Jamais un ministre turbulent n’avait trouvé des circonstances plus favorables pour bouleverser l’Europe. Toutes les cours étaient troublées par des contestations dynastiques ou par l’amer regret des sacrifices qu’elles avaient dû consentir lors de la pacification générale consommée à Utrecht, à Rastadt et à Bade[1]. La France, au dire du parti de l’ancienne cour, assistait à un commencement d’usurpation préparée par un empoisonneur. L’Angleterre venait de voir débarquer sur ses rivages un vieil électeur allemand, aussi peu soucieux des intérêts de ses nouveaux sujets qu’ignorant de leurs usages et de leur langue. Il avait étalé au milieu d’un peuple inquiet et sévère le scandale de ses préférences et celui des plus honteuses dissensions domestiques.

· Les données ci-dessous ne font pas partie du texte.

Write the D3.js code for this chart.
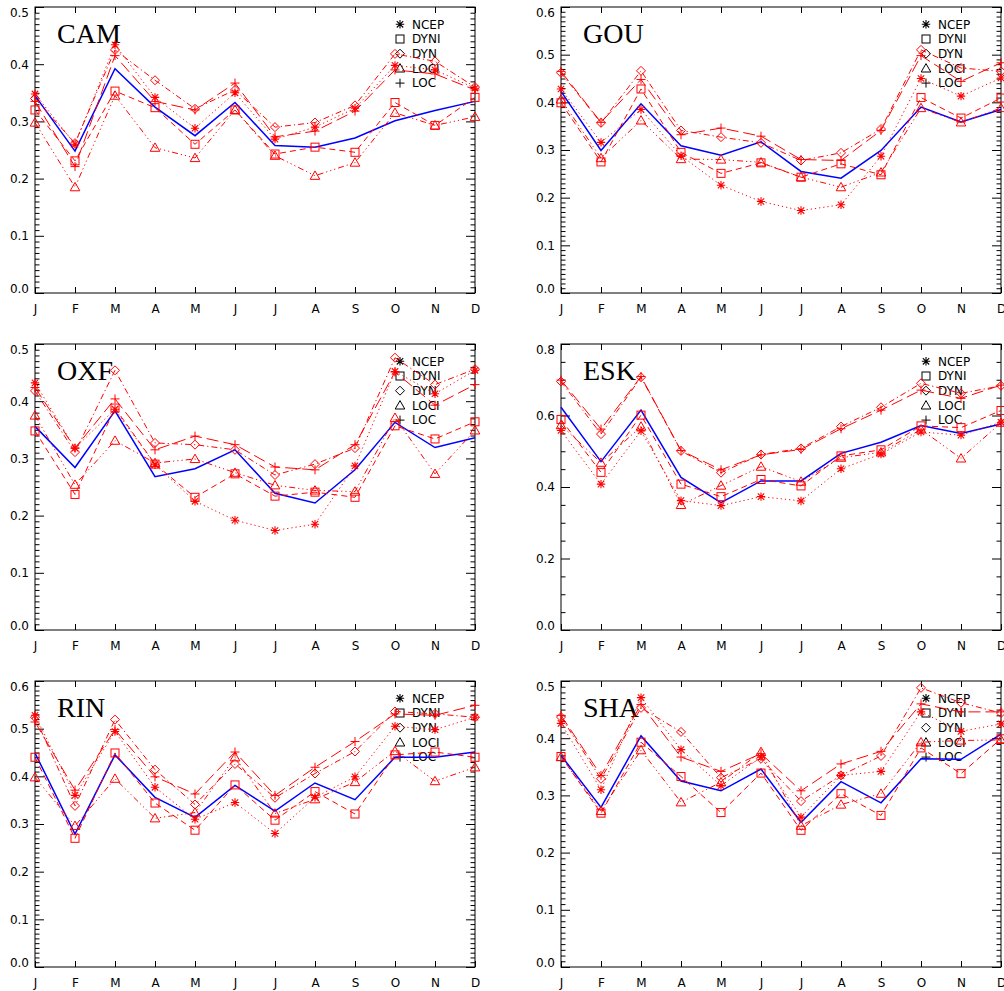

L’esprit de parti protégeait seul George Ier sur un trône qu’un prétendant habile et résolu aurait facilement ébranlé ; mais, heureusement pour la maison de Hanovre Jacques III n’avait un moment touché la terre natale que pour la quitter avec précipitation, et ce prince se montrait aussi peu capable de préparer le succès de sa cause que peu digne de l’héroïque dévouement des

  1. Paix d’Utrecht du 11 avril 1713, paix de Rastadt et de Bade du 6 mars et du 7 septembre 1714.